Cuol: ¿Por qué quieres saber el nombre de mi linaje?
I: No quiero saberlo.
Cuol: ¿Entonces por qué me lo preguntas? Dame un poco de tabaco.
Evans-Pritchard llamó a este exasperante juego y a sus efectos en su estado anímico “Nuerosis”. Graciosísimo. “He logrado en Zandeland [otra zona donde realizó trabajo de campo] más información en pocos días que en Nuerland en cuatro semanas”, añade.
El antropólogo solo era tratado con cierto respeto y sus preguntas respondidas de buena fe cuando empezó a ser un miembro de la comunidad y a ser “aceptado como tal”. Esto coincidió con la compra de “algo de ganado”, el bien más preciado que un hombre Nuer podía tener y el idioma a través del cual se entendía cada aspecto de la vida Nuer.
Aquí hay una cuestión muy seria. Lo que Evans-Pritchard descubrió, en su encuentro con esta gente tan singular, fue que incluso sus suposiciones sobre la socialización y las obligaciones básicas de los individuos entre sí —el compromiso de hablar con la verdad ante todo— no eran en absoluto elementales. Los Nuer no sentían la obligación ante él, como alguien de afuera, de no mentir. A menos que, en su caso, eso le permitiera hacerse con tabaco u otras cosillas occidentales útiles, e incluso entonces Evans-Pritchard le resultaba bastante difícil saber si realmente decían la verdad y no solo le estaban vendiendo la moto para lograr lo que querían.

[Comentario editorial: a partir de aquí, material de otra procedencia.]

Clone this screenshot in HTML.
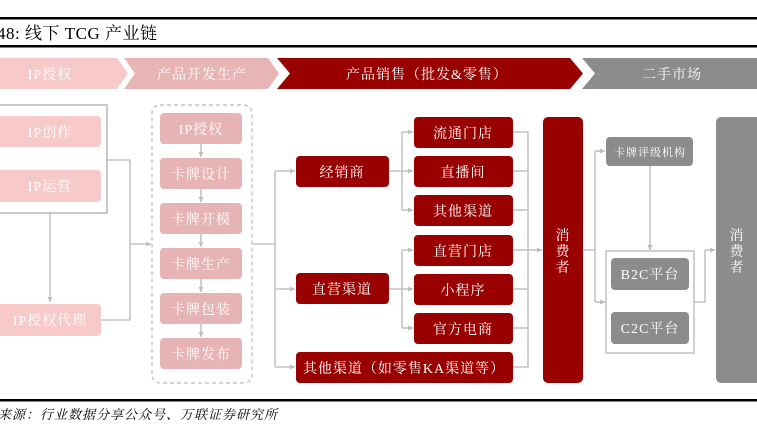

Uno de los grandes cuentos con moraleja de la antropología es la de la antropóloga estadounidense Margaret Mead. Mead viajó a Samoa en los años 20 y describió en su libro “La llegada a la madurez en Samoa” una sociedad enteramente libre de los tabúes sexuales del mundo occidental, para su gran beneficio. El libro cautivó al público occidental y pareció proponer una alternativa feliz a nuestros dañinos complejos y manías, un mundo de festivo amor y sexo sin culpa ni vergüenza — hasta que décadas después Derek Freeman dejó ver que los colaboradores de Mead le habían mentido de modo sistemático sobre su vida sexual por ser foránea y mujer. Todo fue un sueño. La Samoa de Mead no existía y nunca existió.
Los críticos del liberalismo y el multiculturalismo, sobre todo los del abanico posmoderno, los ven como una clase de imperialismo occidental, sin negar que son tales. Tienen razón. Presentados como marcos políticos neutrales e interpretativos que toleran a la gran multitud de pueblos del mundo convivir con dicha y “ser quienes realmente son” en paz y armonía, el liberalismo y el multiculturalismo no son nada de eso. Trafican en los valores, y no menos importante un compromiso con el universalismo moral, con el individuo sobre el grupo, con la ley sobre la costumbre, que son del todo parciales en su origen y fuerza, y a los que la inmensa mayoría de las personas a lo largo de la historia no se han suscrito y seguro no podrían hacerlo ni aunque quisieran.
El experimento multicultural impuesto a Gran Bretaña y a otros países occidentales por sus clases dirigentes no es un encuentro genuino con el Otro. Es una quimera resbaladiza, un delirio de la humanidad que compartimos que termina en desgracia. Nos han dicho que estas personas son iguales a nosotros, aunque tengan un color de piel diferente y adoren a un dios distinto — pero no. Cuán diferente es una lección que nuestros dirigentes todavía tienen que aprender, si por casualidad, se molestan en aprenderla, pero una lección que decenas de miles de chiquillas blancas jamás podrán olvidar.